Since December 2018 they’ve been holed up in their Silverthorne studio writing, recording and rehearsing. The lifelong musicians play to each other’s strengths like “yin and yang.” Rose and Easton studied music in college while Lopez has a background in drumming in Venezuela and Truscelli is self-taught and only reads a little bit of music.

“But if you do anything long enough,” said Truscelli, “get the 10,000 hour rule, and it’s almost the same as a degree, really, if you think about it.”

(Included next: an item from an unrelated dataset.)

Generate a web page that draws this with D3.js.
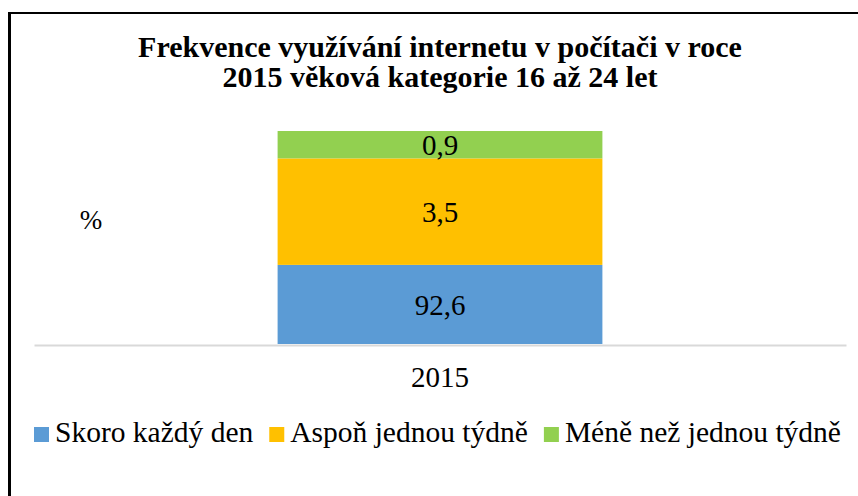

Truscelli’s mother played piano and his father was the drummer and singer in a swing big band, which led to Truscelli picking up those instruments before the guitar. “I kind of got into music whether I wanted to or not when I was a little kid.” After moving to Colorado when he was 6 and playing throughout high school, he got his first gigs in Denver at age 18. Lured by the mountains, Truscelli moved to Breckenridge in 1992 and worked as the entertainment for Two Below Zero Sleigh Rides in Frisco for 14 years. “I was doing side gigs too, but that was kind of my main acoustic gig,” he said. “It’s how I was able to cut my teeth in music and learn how to actually play in front of a crowd.”

Before heading down a similar path of mountains and music, Easton attended Purdue University to study nuclear engineering. But the siren call of bass grooves was too strong and he went to Berklee College of Music to major in bass performance and minor in hip-hop bass.

“I got into music when I was in third or fourth grade with the piano,” Easton said. “It just made sense to me, like math or anything else — how it all worked. When I was a 14-year-old kid I wanted to be Fieldy from Korn, man. I wanted to go out, make those crazy slap sounds like he did and jump around on stage. … I wanted to be a part of anything that creates that energy and inspires people in that kind of way.”

This Friday will be Satelittle13’s first public show, the release of their first EP and the first time they put on a production as complicated as they have planned.

The initial spark for Satellite13 can be traced back to when Truscelli participated in guitarist Steve Vai’s 52-hour jam-a-thon for charity in 2018. Along with Vai, the event featured artists like Dweezil Zappa, Dave Navarro, Steve Morse and Moby.

“I got to go up and do ‘While My Guitar Gently Weeps’ with the whole band. (Music producer) Tom (Fletcher) was there, and asked if we wanted to make a record and he jumped on board.”

Connecting with Fletcher, who has worked with bands such as Toto, Ozzy Osbourne and Yes, soon brought them to systems technician Damon Gold who was fresh off of Elton John’s farewell tour. Recently another music business veteran, Jerry Greenberg, came into the fold.

“It’s somewhere between a musical theater production and rock show,” said Easton. “It’s not just going up there and throwing the songs out. The whole thing is designed as a show.”

“A rock opera,” Truscelli added. “It’s a story about a boy and a girl; who doesn’t relate to that? It’s like ‘Romeo and Juliet,’ with the Foo Fighters and a fiddle playing it.”

Since there is a narrative, they stress to be at the venue on time to not miss key elements of the show. They also want people to hear their new experimental sounds afforded to them. “We recorded a toolbox on one track for a drum loop,” said Truscelli. “Being able to use the technology as an instrument and not a crutch has been fun for us because we’ve never really done that either with a project.“

The concert will be roughly twice as long as their debut EP, with a full-length album slated to release later. Along with the music, the merch table will be home to 16-ounce stainless steel beer tumblers that come with a free specialty beer brewed in collaboration with HighSide Brewing when purchased.

The gang is excited for the change in tune, and — with popular acts like Greta Van Fleet and films such as “Bohemian Rhapsody” and “Rocketman” — believes the community will be receptive as well.

“I tell people, timidly, that it’s a rock project and it’s kind of different, and their eyes light up,” Easton said. “They go ‘Oh, fantastic!’ There’s a hunger for that and it’s coming back around.”

While folks are encouraged to see the Friday show that they hope will initiate their national touring career, it won’t be their one and only time playing in Summit County. Satellite13 will perform at the music stage of the Colorado BBQ Challenge on Friday, June 14, from 3–4:30 p.m. As part of the free concert series at the Dillon Amphitheater, Satellite13 will play on Aug. 23 at 7 p.m.

“We’re really asking our friends and family in Summit to really come support this one because it really could be a ‘hometown band does well’ type of situation for us here,” John said.

“To see that place full, with what were doing this time … it would just be unbelievable. I might not make it through the night, emotionally.”